UNDERSTANDING FUNDING RATES

Funding rates are a mechanism that keeps perpetual contract prices aligned with the underlying spot price. Unlike traditional futures that expire on a specific date, perpetual contracts never expire — this creates a challenge where the perpetual price could drift far from the spot price indefinitely.

+
Positive Rate (+)

Longs pay shorts — bullish market sentiment (perp price > spot)

Negative Rate (−)

Shorts pay longs — bearish market sentiment (perp price < spot)

Funding rates are calculated locally, not globally. Each perpetual DEX has its own rate depending on traders, liquidity, positioning, formulas, and price action. This is exactly what creates arbitrage opportunities — you can exploit these differences to extract profit.

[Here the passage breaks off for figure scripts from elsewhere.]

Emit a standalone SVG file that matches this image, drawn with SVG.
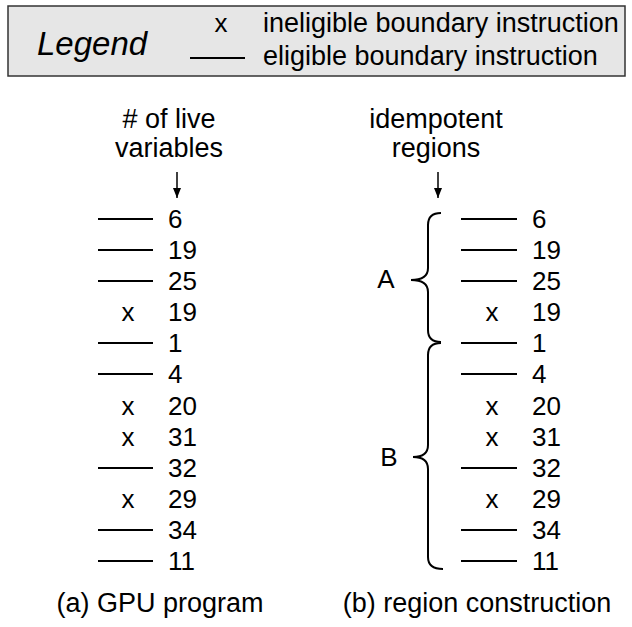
<svg xmlns="http://www.w3.org/2000/svg" width="632" height="627" viewBox="0 0 632 627">
<style>
text{font-family:"Liberation Sans",Arial,sans-serif;font-size:26px;fill:#000}
.hd{font-size:27px}
.cap{font-size:27px}
.ln{stroke:#000;stroke-width:2;fill:none}
.br{stroke:#000;stroke-width:2;fill:none}
.mid{text-anchor:middle}
</style>
<defs>
<marker id="ah" markerWidth="10" markerHeight="8" refX="10" refY="4" orient="auto" markerUnits="userSpaceOnUse" viewBox="0 0 10 8">
<path d="M0,0 L10,4 L0,8 Z" fill="#000"/>
</marker>
</defs>
<g id="legend">
<rect x="8" y="6" width="617" height="70" fill="#e6e6e6" stroke="#333" stroke-width="1.5"/>
<text x="37" y="55" style="font-style:italic;font-size:33px">Legend</text>
<text x="221" y="32" class="mid">x</text>
<line class="ln" x1="190" y1="58" x2="245" y2="58"/>
<text x="263" y="32" style="font-size:27px">ineligible boundary instruction</text>
<text x="263" y="65" style="font-size:27px">eligible boundary instruction</text>
</g>
<g id="left-col">
<text x="169" y="128" class="mid hd"># of live</text>
<text x="169" y="157" class="mid hd">variables</text>
</g>
<g id="right-col">
<text x="436" y="128" class="mid hd">idempotent</text>
<text x="436" y="157" class="mid hd">regions</text>
</g>
<g id="connectors">
<line x1="177" y1="172" x2="177" y2="198" stroke="#000" stroke-width="1.5" marker-end="url(#ah)"/>
<line x1="438" y1="172" x2="438" y2="198" stroke="#000" stroke-width="1.5" marker-end="url(#ah)"/>
</g>
<g id="left-rows">
<line class="ln" x1="98" y1="219" x2="153" y2="219"/><text x="168" y="228">6</text>
<line class="ln" x1="98" y1="250" x2="153" y2="250"/><text x="168" y="259">19</text>
<line class="ln" x1="98" y1="281" x2="153" y2="281"/><text x="168" y="290">25</text>
<text x="128" y="321" class="mid">x</text><text x="168" y="321">19</text>
<line class="ln" x1="98" y1="343" x2="153" y2="343"/><text x="168" y="352">1</text>
<line class="ln" x1="98" y1="374" x2="153" y2="374"/><text x="168" y="383">4</text>
<text x="128" y="415" class="mid">x</text><text x="168" y="415">20</text>
<text x="128" y="446" class="mid">x</text><text x="168" y="446">31</text>
<line class="ln" x1="98" y1="468" x2="153" y2="468"/><text x="168" y="477">32</text>
<text x="128" y="508" class="mid">x</text><text x="168" y="508">29</text>
<line class="ln" x1="98" y1="530" x2="153" y2="530"/><text x="168" y="539">34</text>
<line class="ln" x1="98" y1="561" x2="153" y2="561"/><text x="168" y="570">11</text>
</g>
<g id="right-rows">
<line class="ln" x1="461" y1="219" x2="517" y2="219"/><text x="532" y="228">6</text>
<line class="ln" x1="461" y1="250" x2="517" y2="250"/><text x="532" y="259">19</text>
<line class="ln" x1="461" y1="281" x2="517" y2="281"/><text x="532" y="290">25</text>
<text x="492" y="321" class="mid">x</text><text x="532" y="321">19</text>
<line class="ln" x1="461" y1="343" x2="517" y2="343"/><text x="532" y="352">1</text>
<line class="ln" x1="461" y1="374" x2="517" y2="374"/><text x="532" y="383">4</text>
<text x="492" y="415" class="mid">x</text><text x="532" y="415">20</text>
<text x="492" y="446" class="mid">x</text><text x="532" y="446">31</text>
<line class="ln" x1="461" y1="468" x2="517" y2="468"/><text x="532" y="477">32</text>
<text x="492" y="508" class="mid">x</text><text x="532" y="508">29</text>
<line class="ln" x1="461" y1="530" x2="517" y2="530"/><text x="532" y="539">34</text>
<line class="ln" x1="461" y1="561" x2="517" y2="561"/><text x="532" y="570">11</text>
</g>
<g id="brace-A">
<path class="br" d="M441,213 Q428,213 428,225 L428,268 Q428,280 411,280 Q428,280 428,292 L428,330 Q428,342 441,342"/>
<text x="386" y="288" class="mid">A</text>
</g>
<g id="brace-B">
<path class="br" d="M441,343 Q428,343 428,355 L428,445 Q428,457 413,457 Q428,457 428,469 L428,557 Q428,569 443,569"/>
<text x="389" y="466" class="mid">B</text>
</g>
<g id="captions">
<text x="160" y="612" class="mid cap">(a) GPU program</text>
<text x="477" y="612" class="mid cap">(b) region construction</text>
</g>
</svg>
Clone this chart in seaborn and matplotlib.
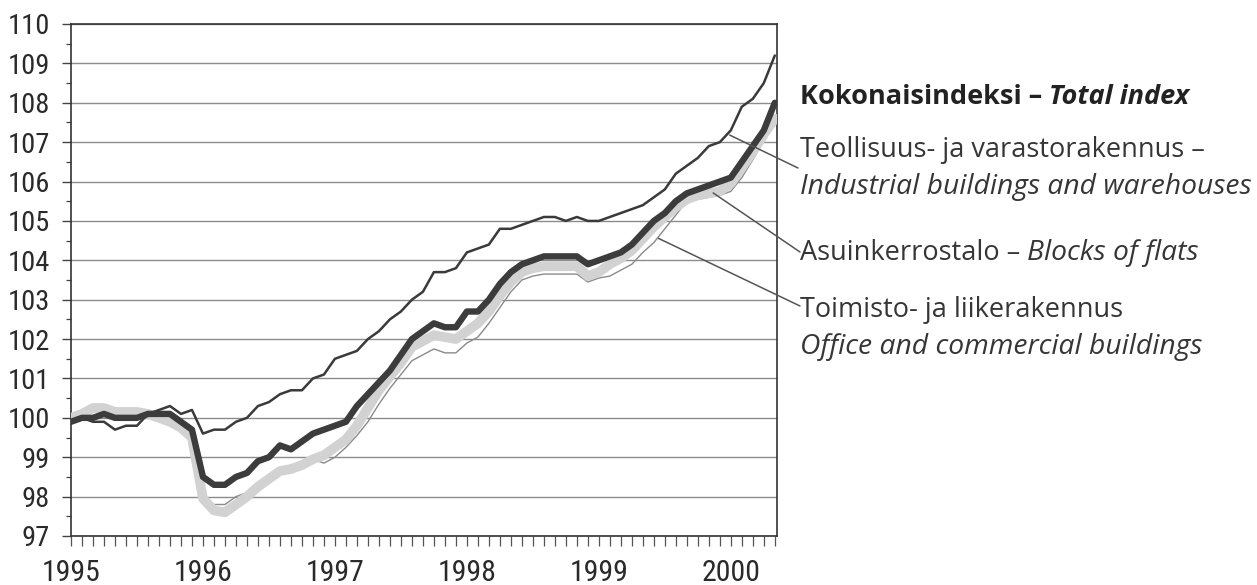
import numpy as np
import pandas as pd
import matplotlib
matplotlib.use("Agg")
import matplotlib.pyplot as plt
import seaborn as sns
from matplotlib.ticker import MultipleLocator

# ---------------- data (monthly, Jan 1995 - May 2000) ----------------
months = pd.date_range("1995-01-01", periods=65, freq="MS")

industrial = [99.9, 100.0, 99.9, 99.9, 99.7, 99.8, 99.8, 100.1, 100.2, 100.3, 100.1, 100.2,
              99.6, 99.7, 99.7, 99.9, 100.0, 100.3, 100.4, 100.6, 100.7, 100.7, 101.0, 101.1,
              101.5, 101.6, 101.7, 102.0, 102.2, 102.5, 102.7, 103.0, 103.2, 103.7, 103.7, 103.8,
              104.2, 104.3, 104.4, 104.8, 104.8, 104.9, 105.0, 105.1, 105.1, 105.0, 105.1, 105.0,
              105.0, 105.1, 105.2, 105.3, 105.4, 105.6, 105.8, 106.2, 106.4, 106.6, 106.9, 107.0,
              107.3, 107.9, 108.1, 108.5, 109.2]

total = [99.9, 100.0, 100.0, 100.1, 100.0, 100.0, 100.0, 100.1, 100.1, 100.1, 99.9, 99.7,
         98.5, 98.3, 98.3, 98.5, 98.6, 98.9, 99.0, 99.3, 99.2, 99.4, 99.6, 99.7,
         99.8, 99.9, 100.3, 100.6, 100.9, 101.2, 101.6, 102.0, 102.2, 102.4, 102.3, 102.3,
         102.7, 102.7, 103.0, 103.4, 103.7, 103.9, 104.0, 104.1, 104.1, 104.1, 104.1, 103.9,
         104.0, 104.1, 104.2, 104.4, 104.7, 105.0, 105.2, 105.5, 105.7, 105.8, 105.9, 106.0,
         106.1, 106.5, 106.9, 107.3, 108.0]

flats = [100.0, 100.1, 100.25, 100.25, 100.15, 100.15, 100.15, 100.1, 100.0, 99.9, 99.75, 99.5,
         97.95, 97.65, 97.6, 97.8, 98.0, 98.25, 98.45, 98.65, 98.7, 98.8, 98.95, 99.05,
         99.25, 99.45, 99.8, 100.25, 100.7, 101.05, 101.4, 101.8, 101.95, 102.1, 102.05, 102.0,
         102.2, 102.4, 102.7, 103.1, 103.45, 103.7, 103.8, 103.85, 103.85, 103.85, 103.85, 103.6,
         103.7, 103.9, 104.05, 104.25, 104.55, 104.85, 105.1, 105.35, 105.55, 105.65, 105.7, 105.75,
         105.95, 106.35, 106.75, 107.2, 107.6]

office = [100.0, 100.1, 100.2, 100.2, 100.1, 100.1, 100.1, 100.1, 100.0, 99.9, 99.7, 99.5,
          97.9, 97.8, 97.8, 98.0, 98.1, 98.3, 98.5, 98.6, 98.7, 98.8, 98.95, 98.85,
          99.0, 99.25, 99.55, 99.9, 100.35, 100.75, 101.1, 101.45, 101.6, 101.75, 101.65, 101.65,
          101.9, 102.05, 102.4, 102.8, 103.2, 103.5, 103.6, 103.65, 103.65, 103.65, 103.65, 103.45,
          103.55, 103.6, 103.75, 103.9, 104.2, 104.45, 104.8, 105.15, 105.5, 105.55, 105.6, 105.65,
          105.75, 106.1, 106.55, 107.05, 107.6]

year_ticks = [1995, 1996, 1997, 1998, 1999, 2000]
y_ticks = list(range(97, 111))

label_total = ("Kokonaisindeksi – ", "Total index")
label_ind = ("Teollisuus- ja varastorakennus –", "Industrial buildings and warehouses")
label_flats = ("Asuinkerrostalo – ", "Blocks of flats")
label_office = ("Toimisto- ja liikerakennus", "Office and commercial buildings")

# ---------------- figure ----------------
sns.set_theme(style="white")
cond = ["Roboto Condensed", "Barlow Semi Condensed", "Archivo Narrow", "PT Sans Narrow",
        "Fira Sans Condensed", "DejaVu Sans"]
plt.rcParams["font.family"] = cond

W, H = 1257, 585
fig = plt.figure(figsize=(W / 100, H / 100), dpi=100)
ax = fig.add_axes([71 / W, 1 - 536 / H, (777 - 71) / W, (536 - 24) / H])

xdec = months.year + (months.month - 1) / 12.0
df = pd.DataFrame({"x": xdec, "industrial": industrial, "total": total,
                   "flats": flats, "office": office})

sns.lineplot(data=df, x="x", y="office", ax=ax, color="#8a8a8a", lw=1.0, zorder=3)
sns.lineplot(data=df, x="x", y="flats", ax=ax, color="#d2d2d2", lw=7.0, zorder=4)
sns.lineplot(data=df, x="x", y="industrial", ax=ax, color="#3a3a3a", lw=1.8, zorder=5)
sns.lineplot(data=df, x="x", y="total", ax=ax, color="#3c3c3c", lw=4.6, zorder=6)

ax.set_xlim(1995, 1995 + 64.2 / 12)
ax.set_ylim(97, 110)
ax.set_xlabel("")
ax.set_ylabel("")

ax.set_yticks(y_ticks)
ax.yaxis.set_minor_locator(MultipleLocator(0.5))
ax.grid(axis="y", which="major", color="#8c8c8c", lw=1.0, zorder=1)
ax.set_axisbelow(True)

ax.set_xticks(year_ticks)
ax.set_xticklabels([str(y) for y in year_ticks])
ax.xaxis.set_minor_locator(MultipleLocator(1 / 12))

ax.tick_params(axis="y", which="major", direction="out", length=6.5, width=1.0,
               color="#444444", labelsize=20.5, pad=8.5, left=True, labelcolor="#2a2a2a")
ax.tick_params(axis="y", which="minor", direction="out", length=3.5, width=0.9,
               color="#444444", left=True)
ax.tick_params(axis="x", which="both", direction="out", length=7, width=0.9,
               color="#555555", bottom=True)
ax.tick_params(axis="x", which="major", labelsize=21.5, pad=9.5, labelcolor="#2a2a2a")

for s in ax.spines.values():
    s.set_visible(True)
    s.set_color("#333333")
    s.set_linewidth(1.2)

# ---------------- annotations ----------------
tx = 800 / W
tfam = ["Open Sans", "Roboto", "DejaVu Sans"]
fs = 19.5
fsi = 20.3
tcol = "#363636"

def fy(py):
    return 1 - py / H

t = fig.text(tx, fy(97), label_total[0], fontsize=fs, fontweight="bold", family=tfam,
             color="#222222", va="center", ha="left")
fig.canvas.draw()
bb = t.get_window_extent()
fig.text(bb.x1 / W, fy(97), label_total[1], fontsize=fs, fontweight="bold", style="italic",
         family=tfam, color="#222222", va="center", ha="left")

fig.text(tx, fy(150), label_ind[0], fontsize=fs, family=tfam,
         color=tcol, va="center", ha="left")
fig.text(tx, fy(187), label_ind[1], fontsize=fsi, family=tfam,
         style="italic", color=tcol, va="center", ha="left")

t2 = fig.text(tx, fy(253), label_flats[0], fontsize=fs, family=tfam,
              color=tcol, va="center", ha="left")
fig.canvas.draw()
bb2 = t2.get_window_extent()
fig.text(bb2.x1 / W, fy(253), label_flats[1], fontsize=fsi, family=tfam,
         style="italic", color=tcol, va="center", ha="left")

fig.text(tx, fy(310), label_office[0], fontsize=fs, family=tfam,
         color=tcol, va="center", ha="left")
fig.text(tx, fy(347), label_office[1], fontsize=fsi, family=tfam,
         style="italic", color=tcol, va="center", ha="left")

def leader(month_pos, val, px, py):
    ax.annotate("", xy=(1995 + month_pos / 12, val), xycoords="data",
                xytext=(px / W, fy(py)), textcoords="figure fraction",
                arrowprops=dict(arrowstyle="-", color="#555555", lw=1.1,
                                shrinkA=0, shrinkB=0),
                annotation_clip=False, zorder=7)

leader(59.9, 107.18, 798, 168)
leader(58.4, 105.71, 800, 252)
leader(53.4, 104.56, 800, 306)

fig.savefig("out.png", dpi=100)
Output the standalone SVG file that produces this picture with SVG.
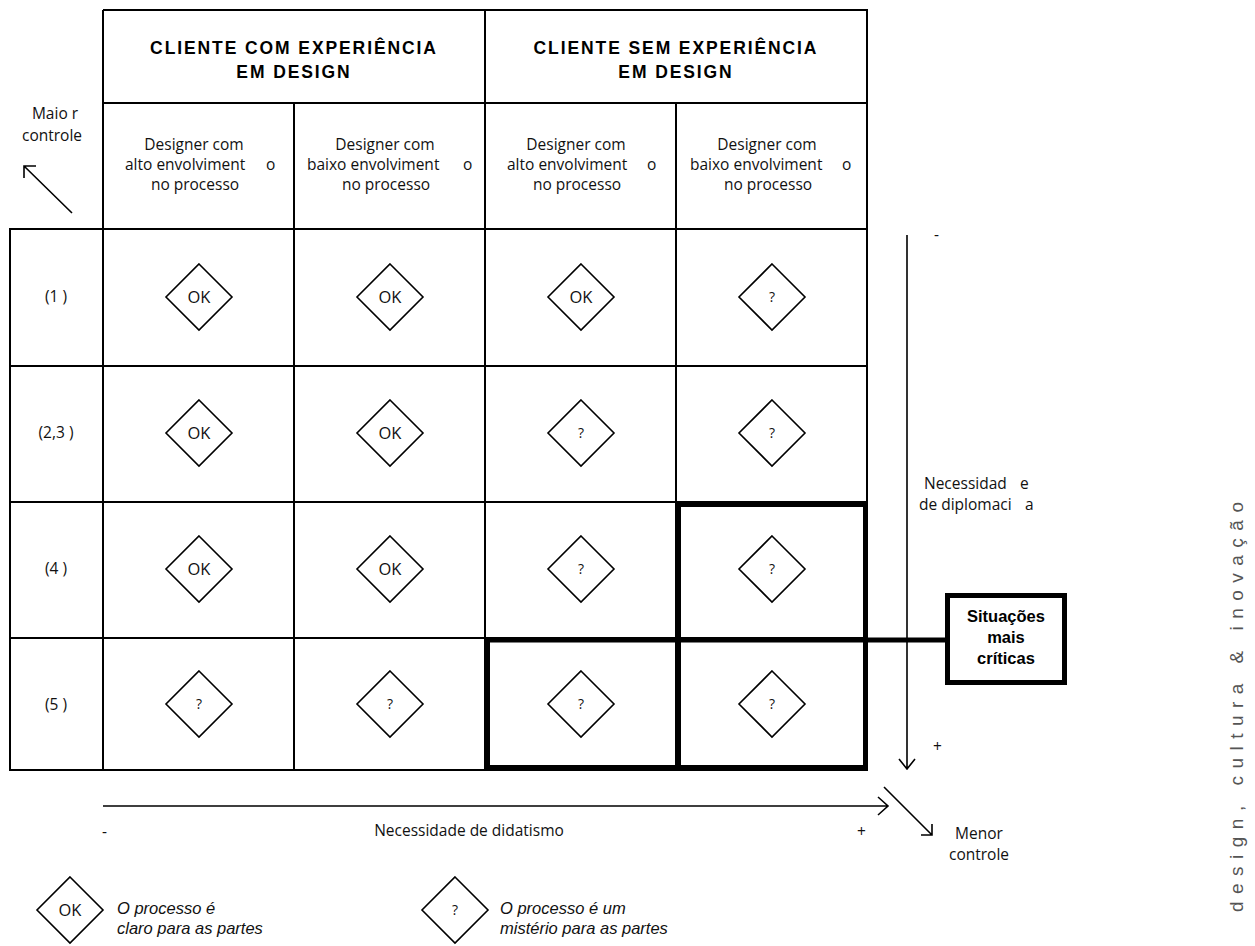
<svg xmlns="http://www.w3.org/2000/svg" width="1255" height="946" viewBox="0 0 1255 946">
<style>
.bg{fill:#fff}
.grid{fill:none;stroke:#000;stroke-width:2}
.thick{fill:none;stroke:#000;stroke-width:5}
.dia{fill:#fff;stroke:#000;stroke-width:1.6}
.hdr{font-family:"Liberation Sans",Arial,sans-serif;font-weight:bold;font-size:17.5px;letter-spacing:1.9px;text-anchor:middle;fill:#000}
.t{font-family:"Open Sans","Noto Sans",sans-serif;font-size:15.5px;fill:#111}
.c{text-anchor:middle}
.ok{font-family:"Open Sans","Noto Sans",sans-serif;font-size:16.5px;text-anchor:middle;fill:#111}
.q{font-family:"Open Sans","Noto Sans",sans-serif;font-size:14px;text-anchor:middle;fill:#111}
.bold{font-family:"Liberation Sans",Arial,sans-serif;font-weight:bold;font-size:16.5px;text-anchor:middle;fill:#000}
.it{font-family:"Liberation Sans",Arial,sans-serif;font-style:italic;font-size:16.5px;fill:#111}
.arr{fill:none;stroke:#000;stroke-width:1.6}
.vert{font-family:"Liberation Sans",Arial,sans-serif;font-size:19px;fill:#555}
</style>
<defs>
<polygon id="d" points="0,-33 33,0 0,33 -33,0"/>
</defs>
<rect class="bg" x="0" y="0" width="1255" height="946"/>

<g id="table-grid">
<path class="grid" d="M103,10 H867 V770 H10 V229 H867 M103,10 V770 M103,103 H867 M485,10 V770 M294,103 V770 M676,103 V770 M10,366 H867 M10,502 H867 M10,638 H867"/>
</g>

<g id="header-com">
<text class="hdr" x="294" y="54">CLIENTE COM EXPERIÊNCIA</text>
<text class="hdr" x="294" y="78">EM DESIGN</text>
</g>
<g id="header-sem">
<text class="hdr" x="676" y="54">CLIENTE SEM EXPERIÊNCIA</text>
<text class="hdr" x="676" y="78">EM DESIGN</text>
</g>

<g id="sub-1">
<text class="t c" x="194" y="150">Designer com</text>
<text class="t" x="125" y="170">alto envolviment<tspan x="262"> o</tspan></text>
<text class="t c" x="195" y="190">no processo</text>
</g>
<g id="sub-2">
<text class="t c" x="385" y="150">Designer com</text>
<text class="t" x="307" y="170">baixo envolviment<tspan x="459"> o</tspan></text>
<text class="t c" x="386" y="190">no processo</text>
</g>
<g id="sub-3">
<text class="t c" x="576" y="150">Designer com</text>
<text class="t" x="507" y="170">alto envolviment<tspan x="643"> o</tspan></text>
<text class="t c" x="577" y="190">no processo</text>
</g>
<g id="sub-4">
<text class="t c" x="767" y="150">Designer com</text>
<text class="t" x="690" y="170">baixo envolviment<tspan x="838"> o</tspan></text>
<text class="t c" x="768" y="190">no processo</text>
</g>

<g id="row-labels">
<text class="t c" x="56" y="302">(1 )</text>
<text class="t c" x="56" y="438">(2,3 )</text>
<text class="t c" x="56" y="574">(4 )</text>
<text class="t c" x="56" y="710">(5 )</text>
</g>

<g id="cells">
<g id="r1c1"><use href="#d" class="dia" x="199" y="297"/><text class="ok" x="199" y="303">OK</text></g>
<g id="r1c2"><use href="#d" class="dia" x="390" y="297"/><text class="ok" x="390" y="303">OK</text></g>
<g id="r1c3"><use href="#d" class="dia" x="581" y="297"/><text class="ok" x="581" y="303">OK</text></g>
<g id="r1c4"><use href="#d" class="dia" x="772" y="297"/><text class="q" x="772" y="302">?</text></g>
<g id="r2c1"><use href="#d" class="dia" x="199" y="433"/><text class="ok" x="199" y="439">OK</text></g>
<g id="r2c2"><use href="#d" class="dia" x="390" y="433"/><text class="ok" x="390" y="439">OK</text></g>
<g id="r2c3"><use href="#d" class="dia" x="581" y="433"/><text class="q" x="581" y="438">?</text></g>
<g id="r2c4"><use href="#d" class="dia" x="772" y="433"/><text class="q" x="772" y="438">?</text></g>
<g id="r3c1"><use href="#d" class="dia" x="199" y="569"/><text class="ok" x="199" y="575">OK</text></g>
<g id="r3c2"><use href="#d" class="dia" x="390" y="569"/><text class="ok" x="390" y="575">OK</text></g>
<g id="r3c3"><use href="#d" class="dia" x="581" y="569"/><text class="q" x="581" y="574">?</text></g>
<g id="r3c4"><use href="#d" class="dia" x="772" y="569"/><text class="q" x="772" y="574">?</text></g>
<g id="r4c1"><use href="#d" class="dia" x="199" y="704"/><text class="q" x="199" y="709">?</text></g>
<g id="r4c2"><use href="#d" class="dia" x="390" y="704"/><text class="q" x="390" y="709">?</text></g>
<g id="r4c3"><use href="#d" class="dia" x="581" y="704"/><text class="q" x="581" y="709">?</text></g>
<g id="r4c4"><use href="#d" class="dia" x="772" y="704"/><text class="q" x="772" y="709">?</text></g>
</g>

<g id="critical-outline">
<rect class="thick" x="678.5" y="504.5" width="187" height="135"/>
<path class="thick" d="M487.5,640 H865.5 V767.5 H487.5 Z M678.5,640 V767.5"/>
</g>

<g id="situacoes">
<rect class="thick" x="947.5" y="595.5" width="117" height="87"/>
<text class="bold" x="1006" y="622">Situações</text>
<text class="bold" x="1006" y="643">mais</text>
<text class="bold" x="1006" y="664">críticas</text>
</g>

<g id="connectors">
<path class="thick" d="M865,640 H947"/>
<path class="arr" d="M907,235 V769 M899,759 L907,769 L915,759"/>
<path class="arr" d="M103,806 H888 M878,797 L888,806 L878,815"/>
<path class="arr" d="M72,213 L24,166 M36,166 H24 V178"/>
<path class="arr" d="M884,787 L932,835 M921,835 H932 V824"/>
</g>

<g id="axis-labels">
<text class="t c" x="55" y="119">Maio r</text>
<text class="t c" x="52" y="141">controle</text>
<text class="t" x="934" y="240">-</text>
<text class="t" x="933" y="752">+</text>
<text class="t" x="924" y="489">Necessidad<tspan x="1016"> e</tspan></text>
<text class="t" x="919" y="510">de diplomaci<tspan x="1021"> a</tspan></text>
<text class="t" x="102" y="837">-</text>
<text class="t c" x="469" y="836">Necessidade de didatismo</text>
<text class="t" x="857" y="837">+</text>
<text class="t c" x="979" y="839">Menor</text>
<text class="t c" x="979" y="860">controle</text>
</g>

<g id="legend-ok">
<use href="#d" class="dia" x="70" y="910"/>
<text class="ok" x="70" y="916">OK</text>
<text class="it" x="117" y="914">O processo é</text>
<text class="it" x="117" y="934">claro para as partes</text>
</g>
<g id="legend-q">
<use href="#d" class="dia" x="455" y="910"/>
<text class="q" x="455" y="915">?</text>
<text class="it" x="500" y="914">O processo é um</text>
<text class="it" x="500" y="934">mistério para as partes</text>
</g>

<text class="vert" transform="translate(1243,912) rotate(-90)" textLength="410" lengthAdjust="spacing">design, cultura &amp; inovação</text>
</svg>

DELTA-NEUTRAL ARBITRAGE EXPLAINED

Delta-neutral arbitrage is a trading strategy that eliminates directional market risk while capturing funding rate differences between exchanges. You simultaneously open equal but opposite positions (long + short) on the same asset, making your portfolio neutral to price movements.

Worked Example: BTC Arbitrage

Hyperliquid (Long)

+0.005% / hour

You pay funding

Paradex (Short)

+0.015% / hour

You receive funding

Net rate: 0.015% - 0.005% = 0.01% per hour
Annual APR: 0.01% × 24 × 365 = 87.6%

Regardless of whether BTC goes to $100k or $50k, your PnL remains neutral — you're paid the spread.